▶ Brief
Give back the full listing, character for character, with no pictures.

▶ Recorded data
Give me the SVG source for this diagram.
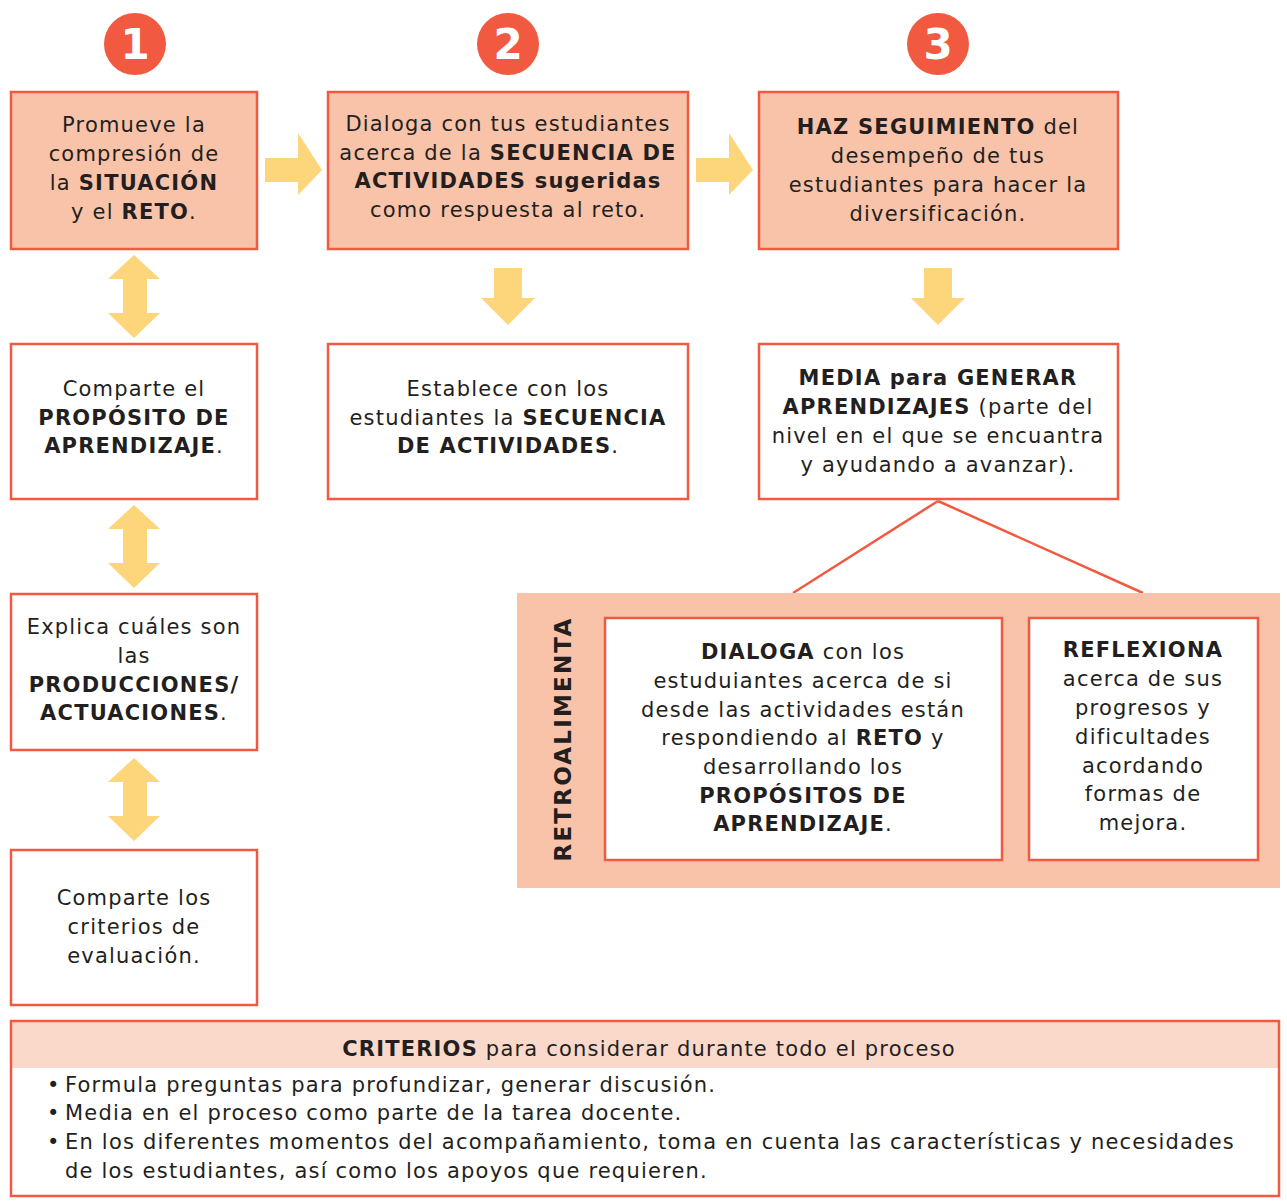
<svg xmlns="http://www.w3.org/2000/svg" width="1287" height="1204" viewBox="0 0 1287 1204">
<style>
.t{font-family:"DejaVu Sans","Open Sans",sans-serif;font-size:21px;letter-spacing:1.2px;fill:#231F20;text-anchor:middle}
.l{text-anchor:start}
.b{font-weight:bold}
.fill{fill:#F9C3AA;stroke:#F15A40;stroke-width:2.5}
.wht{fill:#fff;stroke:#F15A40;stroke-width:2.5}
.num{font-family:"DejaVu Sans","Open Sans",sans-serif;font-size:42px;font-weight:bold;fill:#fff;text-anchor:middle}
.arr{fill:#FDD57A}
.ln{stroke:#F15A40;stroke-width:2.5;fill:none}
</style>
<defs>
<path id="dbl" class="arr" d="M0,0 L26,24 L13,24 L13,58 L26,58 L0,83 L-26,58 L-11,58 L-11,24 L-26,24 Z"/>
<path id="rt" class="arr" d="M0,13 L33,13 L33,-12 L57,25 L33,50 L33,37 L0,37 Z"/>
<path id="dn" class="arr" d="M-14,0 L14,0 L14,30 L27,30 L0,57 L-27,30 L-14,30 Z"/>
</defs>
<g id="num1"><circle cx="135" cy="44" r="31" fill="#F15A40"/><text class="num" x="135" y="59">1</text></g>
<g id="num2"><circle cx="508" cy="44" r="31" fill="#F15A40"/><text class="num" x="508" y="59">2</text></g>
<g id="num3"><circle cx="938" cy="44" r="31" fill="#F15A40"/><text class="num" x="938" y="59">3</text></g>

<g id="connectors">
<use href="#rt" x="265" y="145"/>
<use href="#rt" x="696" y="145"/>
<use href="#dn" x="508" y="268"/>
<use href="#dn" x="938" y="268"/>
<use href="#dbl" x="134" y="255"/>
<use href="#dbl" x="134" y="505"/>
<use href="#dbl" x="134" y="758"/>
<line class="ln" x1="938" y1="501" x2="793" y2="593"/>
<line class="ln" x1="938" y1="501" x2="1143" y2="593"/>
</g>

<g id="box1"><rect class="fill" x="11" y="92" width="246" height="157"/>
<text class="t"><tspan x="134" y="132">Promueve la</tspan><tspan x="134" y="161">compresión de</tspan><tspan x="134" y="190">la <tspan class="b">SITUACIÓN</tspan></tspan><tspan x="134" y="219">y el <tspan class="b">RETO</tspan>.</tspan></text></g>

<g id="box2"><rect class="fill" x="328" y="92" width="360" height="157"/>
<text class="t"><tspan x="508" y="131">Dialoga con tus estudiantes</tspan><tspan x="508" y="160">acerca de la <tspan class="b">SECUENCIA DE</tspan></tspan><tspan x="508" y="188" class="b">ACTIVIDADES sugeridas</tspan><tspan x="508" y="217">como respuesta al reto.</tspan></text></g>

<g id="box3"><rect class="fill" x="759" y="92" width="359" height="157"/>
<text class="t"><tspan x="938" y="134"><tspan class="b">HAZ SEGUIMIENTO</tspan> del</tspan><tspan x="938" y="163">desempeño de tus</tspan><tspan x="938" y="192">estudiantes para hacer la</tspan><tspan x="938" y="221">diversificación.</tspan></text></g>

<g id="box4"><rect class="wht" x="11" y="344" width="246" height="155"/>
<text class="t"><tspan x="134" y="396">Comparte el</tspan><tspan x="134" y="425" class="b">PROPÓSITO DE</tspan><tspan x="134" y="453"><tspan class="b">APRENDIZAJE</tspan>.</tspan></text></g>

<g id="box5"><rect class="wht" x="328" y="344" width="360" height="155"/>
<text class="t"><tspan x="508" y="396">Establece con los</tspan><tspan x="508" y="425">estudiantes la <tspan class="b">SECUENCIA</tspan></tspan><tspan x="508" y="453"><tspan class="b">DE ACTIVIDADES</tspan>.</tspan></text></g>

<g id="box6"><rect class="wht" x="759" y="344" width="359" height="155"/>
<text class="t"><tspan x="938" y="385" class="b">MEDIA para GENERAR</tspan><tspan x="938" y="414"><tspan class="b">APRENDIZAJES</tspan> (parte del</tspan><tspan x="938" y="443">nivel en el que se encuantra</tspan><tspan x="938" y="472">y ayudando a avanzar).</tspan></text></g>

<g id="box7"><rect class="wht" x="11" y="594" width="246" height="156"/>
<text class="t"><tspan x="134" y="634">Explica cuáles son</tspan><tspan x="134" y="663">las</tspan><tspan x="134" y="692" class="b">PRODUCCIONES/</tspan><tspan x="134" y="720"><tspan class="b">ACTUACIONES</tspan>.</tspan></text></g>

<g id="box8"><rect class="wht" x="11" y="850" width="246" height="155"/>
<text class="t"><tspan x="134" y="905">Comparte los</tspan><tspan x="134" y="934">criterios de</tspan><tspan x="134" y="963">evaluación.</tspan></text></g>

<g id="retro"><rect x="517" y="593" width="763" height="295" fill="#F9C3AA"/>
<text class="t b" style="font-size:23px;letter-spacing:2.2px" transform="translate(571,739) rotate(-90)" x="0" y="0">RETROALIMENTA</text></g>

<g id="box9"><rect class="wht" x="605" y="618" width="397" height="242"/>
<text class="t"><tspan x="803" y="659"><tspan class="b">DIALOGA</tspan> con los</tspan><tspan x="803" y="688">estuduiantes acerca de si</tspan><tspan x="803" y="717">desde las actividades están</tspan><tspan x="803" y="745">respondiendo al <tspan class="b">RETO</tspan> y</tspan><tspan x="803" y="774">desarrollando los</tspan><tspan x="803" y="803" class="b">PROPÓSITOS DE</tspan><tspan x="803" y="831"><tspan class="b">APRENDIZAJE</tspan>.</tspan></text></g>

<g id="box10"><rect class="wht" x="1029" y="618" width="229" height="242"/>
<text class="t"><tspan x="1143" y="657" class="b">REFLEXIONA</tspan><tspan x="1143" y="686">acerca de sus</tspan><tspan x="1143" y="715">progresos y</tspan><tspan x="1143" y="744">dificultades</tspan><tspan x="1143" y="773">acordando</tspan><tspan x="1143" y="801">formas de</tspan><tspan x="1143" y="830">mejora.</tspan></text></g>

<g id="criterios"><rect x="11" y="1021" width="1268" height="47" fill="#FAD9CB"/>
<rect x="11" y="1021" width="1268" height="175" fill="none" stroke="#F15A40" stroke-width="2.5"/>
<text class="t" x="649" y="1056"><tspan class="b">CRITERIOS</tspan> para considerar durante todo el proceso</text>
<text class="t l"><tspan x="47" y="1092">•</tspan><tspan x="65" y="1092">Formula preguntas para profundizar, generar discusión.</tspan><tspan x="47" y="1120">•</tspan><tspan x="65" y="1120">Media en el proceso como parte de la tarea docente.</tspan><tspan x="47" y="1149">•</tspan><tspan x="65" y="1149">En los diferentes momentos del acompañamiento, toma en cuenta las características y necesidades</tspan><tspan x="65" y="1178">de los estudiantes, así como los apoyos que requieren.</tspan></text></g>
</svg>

▶ Answer to this problem
Give me the SVG source for this diagram.
<svg xmlns="http://www.w3.org/2000/svg" width="1287" height="1204" viewBox="0 0 1287 1204">
<style>
.t{font-family:"DejaVu Sans","Open Sans",sans-serif;font-size:21px;letter-spacing:1.2px;fill:#231F20;text-anchor:middle}
.l{text-anchor:start}
.b{font-weight:bold}
.fill{fill:#F9C3AA;stroke:#F15A40;stroke-width:2.5}
.wht{fill:#fff;stroke:#F15A40;stroke-width:2.5}
.num{font-family:"DejaVu Sans","Open Sans",sans-serif;font-size:42px;font-weight:bold;fill:#fff;text-anchor:middle}
.arr{fill:#FDD57A}
.ln{stroke:#F15A40;stroke-width:2.5;fill:none}
</style>
<defs>
<path id="dbl" class="arr" d="M0,0 L26,24 L13,24 L13,58 L26,58 L0,83 L-26,58 L-11,58 L-11,24 L-26,24 Z"/>
<path id="rt" class="arr" d="M0,13 L33,13 L33,-12 L57,25 L33,50 L33,37 L0,37 Z"/>
<path id="dn" class="arr" d="M-14,0 L14,0 L14,30 L27,30 L0,57 L-27,30 L-14,30 Z"/>
</defs>
<g id="num1"><circle cx="135" cy="44" r="31" fill="#F15A40"/><text class="num" x="135" y="59">1</text></g>
<g id="num2"><circle cx="508" cy="44" r="31" fill="#F15A40"/><text class="num" x="508" y="59">2</text></g>
<g id="num3"><circle cx="938" cy="44" r="31" fill="#F15A40"/><text class="num" x="938" y="59">3</text></g>

<g id="connectors">
<use href="#rt" x="265" y="145"/>
<use href="#rt" x="696" y="145"/>
<use href="#dn" x="508" y="268"/>
<use href="#dn" x="938" y="268"/>
<use href="#dbl" x="134" y="255"/>
<use href="#dbl" x="134" y="505"/>
<use href="#dbl" x="134" y="758"/>
<line class="ln" x1="938" y1="501" x2="793" y2="593"/>
<line class="ln" x1="938" y1="501" x2="1143" y2="593"/>
</g>

<g id="box1"><rect class="fill" x="11" y="92" width="246" height="157"/>
<text class="t"><tspan x="134" y="132">Promueve la</tspan><tspan x="134" y="161">compresión de</tspan><tspan x="134" y="190">la <tspan class="b">SITUACIÓN</tspan></tspan><tspan x="134" y="219">y el <tspan class="b">RETO</tspan>.</tspan></text></g>

<g id="box2"><rect class="fill" x="328" y="92" width="360" height="157"/>
<text class="t"><tspan x="508" y="131">Dialoga con tus estudiantes</tspan><tspan x="508" y="160">acerca de la <tspan class="b">SECUENCIA DE</tspan></tspan><tspan x="508" y="188" class="b">ACTIVIDADES sugeridas</tspan><tspan x="508" y="217">como respuesta al reto.</tspan></text></g>

<g id="box3"><rect class="fill" x="759" y="92" width="359" height="157"/>
<text class="t"><tspan x="938" y="134"><tspan class="b">HAZ SEGUIMIENTO</tspan> del</tspan><tspan x="938" y="163">desempeño de tus</tspan><tspan x="938" y="192">estudiantes para hacer la</tspan><tspan x="938" y="221">diversificación.</tspan></text></g>

<g id="box4"><rect class="wht" x="11" y="344" width="246" height="155"/>
<text class="t"><tspan x="134" y="396">Comparte el</tspan><tspan x="134" y="425" class="b">PROPÓSITO DE</tspan><tspan x="134" y="453"><tspan class="b">APRENDIZAJE</tspan>.</tspan></text></g>

<g id="box5"><rect class="wht" x="328" y="344" width="360" height="155"/>
<text class="t"><tspan x="508" y="396">Establece con los</tspan><tspan x="508" y="425">estudiantes la <tspan class="b">SECUENCIA</tspan></tspan><tspan x="508" y="453"><tspan class="b">DE ACTIVIDADES</tspan>.</tspan></text></g>

<g id="box6"><rect class="wht" x="759" y="344" width="359" height="155"/>
<text class="t"><tspan x="938" y="385" class="b">MEDIA para GENERAR</tspan><tspan x="938" y="414"><tspan class="b">APRENDIZAJES</tspan> (parte del</tspan><tspan x="938" y="443">nivel en el que se encuantra</tspan><tspan x="938" y="472">y ayudando a avanzar).</tspan></text></g>

<g id="box7"><rect class="wht" x="11" y="594" width="246" height="156"/>
<text class="t"><tspan x="134" y="634">Explica cuáles son</tspan><tspan x="134" y="663">las</tspan><tspan x="134" y="692" class="b">PRODUCCIONES/</tspan><tspan x="134" y="720"><tspan class="b">ACTUACIONES</tspan>.</tspan></text></g>

<g id="box8"><rect class="wht" x="11" y="850" width="246" height="155"/>
<text class="t"><tspan x="134" y="905">Comparte los</tspan><tspan x="134" y="934">criterios de</tspan><tspan x="134" y="963">evaluación.</tspan></text></g>

<g id="retro"><rect x="517" y="593" width="763" height="295" fill="#F9C3AA"/>
<text class="t b" style="font-size:23px;letter-spacing:2.2px" transform="translate(571,739) rotate(-90)" x="0" y="0">RETROALIMENTA</text></g>

<g id="box9"><rect class="wht" x="605" y="618" width="397" height="242"/>
<text class="t"><tspan x="803" y="659"><tspan class="b">DIALOGA</tspan> con los</tspan><tspan x="803" y="688">estuduiantes acerca de si</tspan><tspan x="803" y="717">desde las actividades están</tspan><tspan x="803" y="745">respondiendo al <tspan class="b">RETO</tspan> y</tspan><tspan x="803" y="774">desarrollando los</tspan><tspan x="803" y="803" class="b">PROPÓSITOS DE</tspan><tspan x="803" y="831"><tspan class="b">APRENDIZAJE</tspan>.</tspan></text></g>

<g id="box10"><rect class="wht" x="1029" y="618" width="229" height="242"/>
<text class="t"><tspan x="1143" y="657" class="b">REFLEXIONA</tspan><tspan x="1143" y="686">acerca de sus</tspan><tspan x="1143" y="715">progresos y</tspan><tspan x="1143" y="744">dificultades</tspan><tspan x="1143" y="773">acordando</tspan><tspan x="1143" y="801">formas de</tspan><tspan x="1143" y="830">mejora.</tspan></text></g>

<g id="criterios"><rect x="11" y="1021" width="1268" height="47" fill="#FAD9CB"/>
<rect x="11" y="1021" width="1268" height="175" fill="none" stroke="#F15A40" stroke-width="2.5"/>
<text class="t" x="649" y="1056"><tspan class="b">CRITERIOS</tspan> para considerar durante todo el proceso</text>
<text class="t l"><tspan x="47" y="1092">•</tspan><tspan x="65" y="1092">Formula preguntas para profundizar, generar discusión.</tspan><tspan x="47" y="1120">•</tspan><tspan x="65" y="1120">Media en el proceso como parte de la tarea docente.</tspan><tspan x="47" y="1149">•</tspan><tspan x="65" y="1149">En los diferentes momentos del acompañamiento, toma en cuenta las características y necesidades</tspan><tspan x="65" y="1178">de los estudiantes, así como los apoyos que requieren.</tspan></text></g>
</svg>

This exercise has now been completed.